Written exercise: Pull out of the data below the stretch of lines bounded by the one containing "Output the Python script that produces this picture with Plotly." and the one containing "name=name, marker_color=color, marker_line_width=0))", both bounds included, unchanged.

^^^^

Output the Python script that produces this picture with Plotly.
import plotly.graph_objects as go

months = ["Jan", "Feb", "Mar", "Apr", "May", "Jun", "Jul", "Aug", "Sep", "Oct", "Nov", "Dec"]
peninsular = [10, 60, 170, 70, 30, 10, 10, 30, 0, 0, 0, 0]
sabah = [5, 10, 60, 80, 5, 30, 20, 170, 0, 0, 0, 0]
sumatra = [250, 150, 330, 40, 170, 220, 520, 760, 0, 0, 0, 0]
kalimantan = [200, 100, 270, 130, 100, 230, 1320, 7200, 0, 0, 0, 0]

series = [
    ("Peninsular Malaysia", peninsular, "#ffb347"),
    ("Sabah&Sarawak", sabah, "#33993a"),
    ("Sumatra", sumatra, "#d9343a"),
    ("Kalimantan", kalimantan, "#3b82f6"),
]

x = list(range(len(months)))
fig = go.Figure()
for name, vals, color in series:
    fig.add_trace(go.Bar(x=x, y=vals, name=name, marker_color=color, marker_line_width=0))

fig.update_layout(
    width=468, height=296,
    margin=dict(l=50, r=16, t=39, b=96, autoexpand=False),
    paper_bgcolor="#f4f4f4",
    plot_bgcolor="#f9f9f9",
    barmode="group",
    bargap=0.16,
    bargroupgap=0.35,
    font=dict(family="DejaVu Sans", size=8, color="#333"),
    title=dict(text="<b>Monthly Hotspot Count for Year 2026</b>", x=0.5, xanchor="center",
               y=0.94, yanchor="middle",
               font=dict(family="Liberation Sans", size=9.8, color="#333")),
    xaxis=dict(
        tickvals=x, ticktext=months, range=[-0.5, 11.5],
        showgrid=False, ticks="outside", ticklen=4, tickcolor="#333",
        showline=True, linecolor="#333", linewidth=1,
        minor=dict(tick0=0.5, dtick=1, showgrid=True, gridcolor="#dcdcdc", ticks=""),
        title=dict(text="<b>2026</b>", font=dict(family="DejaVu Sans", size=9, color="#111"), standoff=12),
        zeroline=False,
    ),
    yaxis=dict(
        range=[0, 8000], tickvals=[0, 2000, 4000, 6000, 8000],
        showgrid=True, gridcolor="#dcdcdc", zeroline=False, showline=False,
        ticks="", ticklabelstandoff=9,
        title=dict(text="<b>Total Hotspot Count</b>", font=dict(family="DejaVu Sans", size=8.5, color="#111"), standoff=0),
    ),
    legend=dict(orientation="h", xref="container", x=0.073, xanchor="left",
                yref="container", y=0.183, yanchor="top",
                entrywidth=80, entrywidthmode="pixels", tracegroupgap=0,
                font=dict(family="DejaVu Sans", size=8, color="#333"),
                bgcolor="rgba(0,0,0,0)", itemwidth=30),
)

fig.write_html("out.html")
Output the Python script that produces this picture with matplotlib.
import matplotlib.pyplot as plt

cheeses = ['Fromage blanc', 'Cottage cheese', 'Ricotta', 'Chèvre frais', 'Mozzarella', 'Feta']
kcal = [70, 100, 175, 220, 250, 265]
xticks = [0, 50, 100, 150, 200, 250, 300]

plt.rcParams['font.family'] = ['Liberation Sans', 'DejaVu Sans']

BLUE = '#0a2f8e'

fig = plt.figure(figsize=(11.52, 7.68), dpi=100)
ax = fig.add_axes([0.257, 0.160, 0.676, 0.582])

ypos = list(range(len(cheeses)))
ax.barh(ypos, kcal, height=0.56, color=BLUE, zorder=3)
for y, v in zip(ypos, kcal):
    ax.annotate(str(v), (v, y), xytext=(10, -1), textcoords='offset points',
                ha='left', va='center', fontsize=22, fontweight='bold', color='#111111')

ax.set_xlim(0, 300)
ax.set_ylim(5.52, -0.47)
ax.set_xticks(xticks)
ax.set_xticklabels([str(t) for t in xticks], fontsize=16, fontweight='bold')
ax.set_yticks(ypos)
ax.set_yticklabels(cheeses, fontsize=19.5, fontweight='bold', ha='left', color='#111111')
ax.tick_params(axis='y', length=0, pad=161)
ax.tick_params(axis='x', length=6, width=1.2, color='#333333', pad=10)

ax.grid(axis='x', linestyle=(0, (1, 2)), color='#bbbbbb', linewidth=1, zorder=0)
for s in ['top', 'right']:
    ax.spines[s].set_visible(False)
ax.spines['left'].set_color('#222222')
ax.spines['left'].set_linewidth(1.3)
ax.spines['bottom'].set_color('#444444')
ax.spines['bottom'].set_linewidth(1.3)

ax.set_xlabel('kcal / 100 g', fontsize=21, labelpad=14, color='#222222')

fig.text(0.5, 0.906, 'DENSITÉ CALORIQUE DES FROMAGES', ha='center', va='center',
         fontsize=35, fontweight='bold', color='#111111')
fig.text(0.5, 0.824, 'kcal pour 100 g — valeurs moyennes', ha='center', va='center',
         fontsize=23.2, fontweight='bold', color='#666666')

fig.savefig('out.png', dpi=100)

^^^^

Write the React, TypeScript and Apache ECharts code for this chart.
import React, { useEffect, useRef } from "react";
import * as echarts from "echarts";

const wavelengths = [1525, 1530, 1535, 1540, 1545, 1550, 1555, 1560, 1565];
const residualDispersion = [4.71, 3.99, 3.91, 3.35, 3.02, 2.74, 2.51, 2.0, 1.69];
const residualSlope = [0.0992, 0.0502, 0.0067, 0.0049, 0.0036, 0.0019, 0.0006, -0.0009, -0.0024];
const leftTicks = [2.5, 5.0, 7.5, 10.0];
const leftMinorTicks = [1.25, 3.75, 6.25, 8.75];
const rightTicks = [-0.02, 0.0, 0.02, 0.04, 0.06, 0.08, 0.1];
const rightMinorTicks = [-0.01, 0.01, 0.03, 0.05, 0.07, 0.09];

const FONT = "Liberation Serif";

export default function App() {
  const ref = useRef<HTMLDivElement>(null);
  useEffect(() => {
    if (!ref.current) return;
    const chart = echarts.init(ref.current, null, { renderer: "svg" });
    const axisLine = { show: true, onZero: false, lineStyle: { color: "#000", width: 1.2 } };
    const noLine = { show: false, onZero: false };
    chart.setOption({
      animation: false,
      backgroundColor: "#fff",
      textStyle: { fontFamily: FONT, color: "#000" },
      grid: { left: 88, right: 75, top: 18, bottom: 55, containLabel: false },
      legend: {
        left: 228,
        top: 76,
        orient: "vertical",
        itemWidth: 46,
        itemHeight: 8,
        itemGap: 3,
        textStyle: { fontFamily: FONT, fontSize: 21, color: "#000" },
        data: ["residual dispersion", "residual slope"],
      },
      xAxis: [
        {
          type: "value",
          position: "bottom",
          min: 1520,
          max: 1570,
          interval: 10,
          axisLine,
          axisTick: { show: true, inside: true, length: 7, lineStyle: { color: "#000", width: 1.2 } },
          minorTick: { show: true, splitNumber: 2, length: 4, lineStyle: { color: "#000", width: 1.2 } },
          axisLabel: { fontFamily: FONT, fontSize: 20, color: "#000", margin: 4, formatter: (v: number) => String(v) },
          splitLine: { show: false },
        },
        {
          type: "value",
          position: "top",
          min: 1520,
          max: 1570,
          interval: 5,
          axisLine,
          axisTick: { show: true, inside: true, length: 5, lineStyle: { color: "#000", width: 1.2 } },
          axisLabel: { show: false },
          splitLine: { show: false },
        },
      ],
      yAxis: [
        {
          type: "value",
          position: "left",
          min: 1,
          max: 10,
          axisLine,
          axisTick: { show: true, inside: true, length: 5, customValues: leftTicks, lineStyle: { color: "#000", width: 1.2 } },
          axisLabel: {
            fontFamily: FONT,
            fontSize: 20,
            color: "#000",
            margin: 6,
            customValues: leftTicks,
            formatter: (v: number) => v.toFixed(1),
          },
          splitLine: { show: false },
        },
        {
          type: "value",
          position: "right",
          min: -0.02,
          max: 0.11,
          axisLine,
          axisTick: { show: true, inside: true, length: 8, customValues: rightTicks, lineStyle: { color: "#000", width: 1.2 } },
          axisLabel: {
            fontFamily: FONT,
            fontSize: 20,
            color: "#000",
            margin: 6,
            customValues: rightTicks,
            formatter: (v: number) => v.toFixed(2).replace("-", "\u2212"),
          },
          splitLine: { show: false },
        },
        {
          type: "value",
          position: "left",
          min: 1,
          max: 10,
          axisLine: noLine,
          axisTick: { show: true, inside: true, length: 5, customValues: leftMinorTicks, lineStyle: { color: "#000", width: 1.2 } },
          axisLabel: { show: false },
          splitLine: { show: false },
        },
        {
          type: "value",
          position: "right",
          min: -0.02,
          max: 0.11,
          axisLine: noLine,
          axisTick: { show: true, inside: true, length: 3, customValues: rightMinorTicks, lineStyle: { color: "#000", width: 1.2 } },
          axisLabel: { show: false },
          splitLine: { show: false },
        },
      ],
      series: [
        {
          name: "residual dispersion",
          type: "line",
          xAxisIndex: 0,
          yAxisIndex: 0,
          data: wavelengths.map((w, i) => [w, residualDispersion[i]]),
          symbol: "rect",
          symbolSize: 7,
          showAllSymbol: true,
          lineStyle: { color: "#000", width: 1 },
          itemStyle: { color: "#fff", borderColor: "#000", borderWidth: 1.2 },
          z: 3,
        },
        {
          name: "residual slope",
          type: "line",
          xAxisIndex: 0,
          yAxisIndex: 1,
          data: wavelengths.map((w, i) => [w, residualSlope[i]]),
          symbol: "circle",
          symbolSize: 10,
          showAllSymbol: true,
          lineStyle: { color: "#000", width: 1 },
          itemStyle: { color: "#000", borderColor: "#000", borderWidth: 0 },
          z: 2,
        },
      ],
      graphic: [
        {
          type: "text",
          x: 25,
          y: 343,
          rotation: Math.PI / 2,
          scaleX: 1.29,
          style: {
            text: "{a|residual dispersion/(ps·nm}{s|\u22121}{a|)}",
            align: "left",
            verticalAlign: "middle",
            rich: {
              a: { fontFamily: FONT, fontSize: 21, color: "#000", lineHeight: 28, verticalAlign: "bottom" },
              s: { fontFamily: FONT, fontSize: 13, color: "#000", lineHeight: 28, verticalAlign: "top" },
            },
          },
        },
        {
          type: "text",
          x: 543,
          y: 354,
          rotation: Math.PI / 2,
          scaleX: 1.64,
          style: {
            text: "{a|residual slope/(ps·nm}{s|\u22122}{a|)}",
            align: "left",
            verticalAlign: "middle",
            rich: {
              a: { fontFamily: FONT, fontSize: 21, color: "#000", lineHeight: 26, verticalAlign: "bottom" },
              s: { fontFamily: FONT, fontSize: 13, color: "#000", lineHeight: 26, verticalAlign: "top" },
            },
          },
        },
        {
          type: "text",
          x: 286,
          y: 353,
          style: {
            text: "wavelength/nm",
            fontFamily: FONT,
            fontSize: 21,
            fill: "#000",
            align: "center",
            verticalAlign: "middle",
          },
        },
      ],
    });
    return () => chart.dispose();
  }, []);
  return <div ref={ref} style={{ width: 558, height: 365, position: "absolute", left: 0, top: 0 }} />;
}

^^^^

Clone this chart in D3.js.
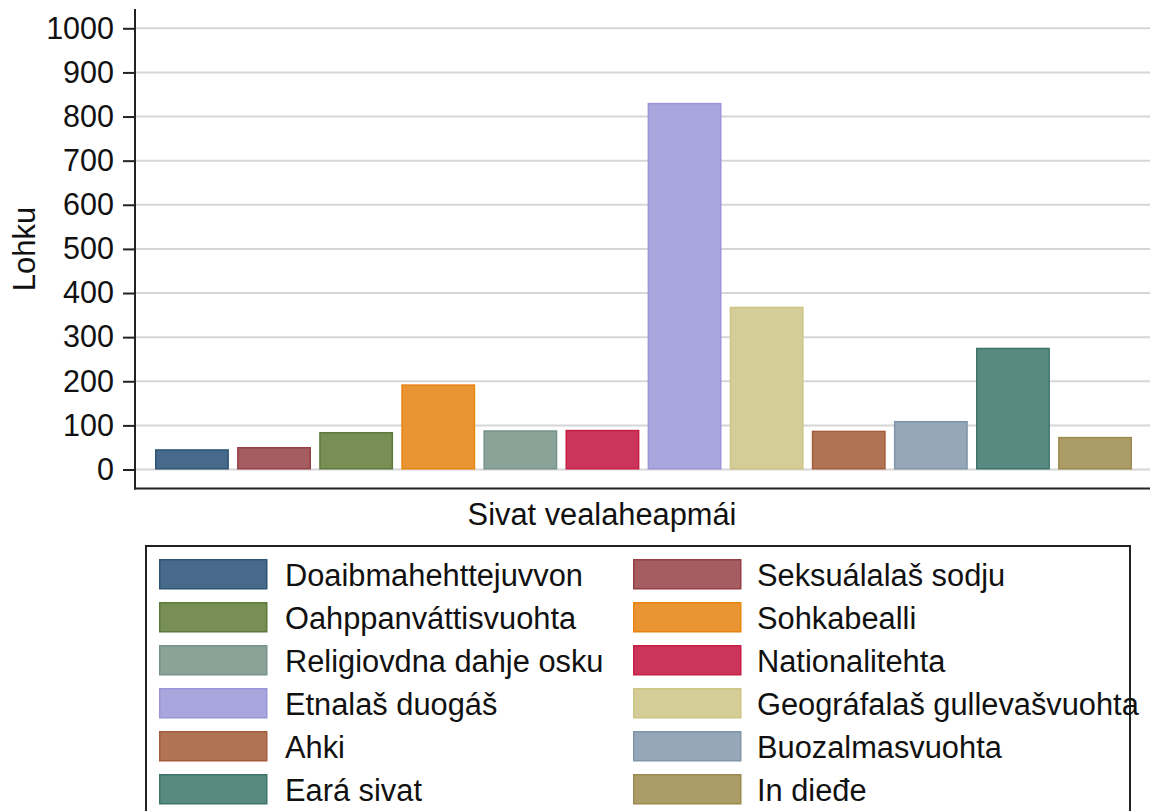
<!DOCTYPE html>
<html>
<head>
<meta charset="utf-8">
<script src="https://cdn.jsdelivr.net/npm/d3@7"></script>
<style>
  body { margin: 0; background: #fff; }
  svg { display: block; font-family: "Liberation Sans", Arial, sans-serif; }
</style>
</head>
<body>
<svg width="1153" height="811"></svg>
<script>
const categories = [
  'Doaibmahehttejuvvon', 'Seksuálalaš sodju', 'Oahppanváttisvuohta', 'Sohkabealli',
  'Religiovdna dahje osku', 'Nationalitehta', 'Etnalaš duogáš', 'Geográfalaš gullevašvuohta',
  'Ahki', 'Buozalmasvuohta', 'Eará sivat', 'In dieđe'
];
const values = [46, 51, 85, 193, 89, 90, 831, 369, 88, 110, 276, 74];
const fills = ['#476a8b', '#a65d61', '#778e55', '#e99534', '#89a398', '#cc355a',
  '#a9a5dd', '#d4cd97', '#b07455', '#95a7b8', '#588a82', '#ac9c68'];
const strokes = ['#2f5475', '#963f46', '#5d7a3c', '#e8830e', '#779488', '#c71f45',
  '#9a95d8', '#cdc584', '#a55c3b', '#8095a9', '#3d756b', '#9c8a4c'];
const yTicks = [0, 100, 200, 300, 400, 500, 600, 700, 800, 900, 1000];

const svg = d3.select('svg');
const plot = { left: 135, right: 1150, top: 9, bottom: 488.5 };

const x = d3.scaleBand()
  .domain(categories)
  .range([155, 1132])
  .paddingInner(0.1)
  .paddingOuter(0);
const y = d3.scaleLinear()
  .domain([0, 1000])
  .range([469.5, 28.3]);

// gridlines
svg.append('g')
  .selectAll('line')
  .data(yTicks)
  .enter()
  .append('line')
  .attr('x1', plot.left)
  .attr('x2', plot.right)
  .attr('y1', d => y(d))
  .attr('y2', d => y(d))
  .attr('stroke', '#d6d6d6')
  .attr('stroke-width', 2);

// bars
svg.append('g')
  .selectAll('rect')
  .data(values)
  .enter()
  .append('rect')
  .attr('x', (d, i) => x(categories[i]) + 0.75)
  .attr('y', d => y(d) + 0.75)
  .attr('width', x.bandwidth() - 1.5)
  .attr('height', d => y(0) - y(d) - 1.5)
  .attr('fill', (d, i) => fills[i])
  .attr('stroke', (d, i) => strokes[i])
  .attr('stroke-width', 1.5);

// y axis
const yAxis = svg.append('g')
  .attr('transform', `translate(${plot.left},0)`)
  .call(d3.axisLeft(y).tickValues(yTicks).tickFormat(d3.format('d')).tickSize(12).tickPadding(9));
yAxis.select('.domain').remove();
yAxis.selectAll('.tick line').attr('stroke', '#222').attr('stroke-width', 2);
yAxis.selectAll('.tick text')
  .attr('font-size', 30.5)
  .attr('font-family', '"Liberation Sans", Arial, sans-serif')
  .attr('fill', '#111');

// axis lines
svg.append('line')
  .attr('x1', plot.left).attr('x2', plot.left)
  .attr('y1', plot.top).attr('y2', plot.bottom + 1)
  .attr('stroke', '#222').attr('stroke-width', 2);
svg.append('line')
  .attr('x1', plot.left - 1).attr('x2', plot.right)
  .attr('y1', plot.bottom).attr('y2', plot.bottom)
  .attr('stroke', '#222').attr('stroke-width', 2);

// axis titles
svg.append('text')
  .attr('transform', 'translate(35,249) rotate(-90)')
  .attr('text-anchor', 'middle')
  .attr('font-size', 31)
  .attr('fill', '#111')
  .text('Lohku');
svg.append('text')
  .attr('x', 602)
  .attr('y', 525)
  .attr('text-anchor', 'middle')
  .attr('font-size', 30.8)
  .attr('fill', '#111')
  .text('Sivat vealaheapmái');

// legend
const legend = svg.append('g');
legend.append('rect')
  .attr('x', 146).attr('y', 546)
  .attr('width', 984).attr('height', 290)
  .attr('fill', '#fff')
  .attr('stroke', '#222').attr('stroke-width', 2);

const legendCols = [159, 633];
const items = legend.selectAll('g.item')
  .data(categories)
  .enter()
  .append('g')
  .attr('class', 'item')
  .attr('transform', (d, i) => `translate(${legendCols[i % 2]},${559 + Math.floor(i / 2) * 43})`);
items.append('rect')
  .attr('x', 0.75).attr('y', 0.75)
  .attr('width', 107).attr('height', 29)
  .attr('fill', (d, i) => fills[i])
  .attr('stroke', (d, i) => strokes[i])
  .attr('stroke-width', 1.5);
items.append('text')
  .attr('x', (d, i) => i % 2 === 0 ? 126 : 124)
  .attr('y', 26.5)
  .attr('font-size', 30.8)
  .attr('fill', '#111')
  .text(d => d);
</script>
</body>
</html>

^^^^

Task solution:
Output the Python script that produces this picture with Plotly.
import plotly.graph_objects as go

months = ["Jan", "Feb", "Mar", "Apr", "May", "Jun", "Jul", "Aug", "Sep", "Oct", "Nov", "Dec"]
peninsular = [10, 60, 170, 70, 30, 10, 10, 30, 0, 0, 0, 0]
sabah = [5, 10, 60, 80, 5, 30, 20, 170, 0, 0, 0, 0]
sumatra = [250, 150, 330, 40, 170, 220, 520, 760, 0, 0, 0, 0]
kalimantan = [200, 100, 270, 130, 100, 230, 1320, 7200, 0, 0, 0, 0]

series = [
    ("Peninsular Malaysia", peninsular, "#ffb347"),
    ("Sabah&Sarawak", sabah, "#33993a"),
    ("Sumatra", sumatra, "#d9343a"),
    ("Kalimantan", kalimantan, "#3b82f6"),
]

x = list(range(len(months)))
fig = go.Figure()
for name, vals, color in series:
    fig.add_trace(go.Bar(x=x, y=vals, name=name, marker_color=color, marker_line_width=0))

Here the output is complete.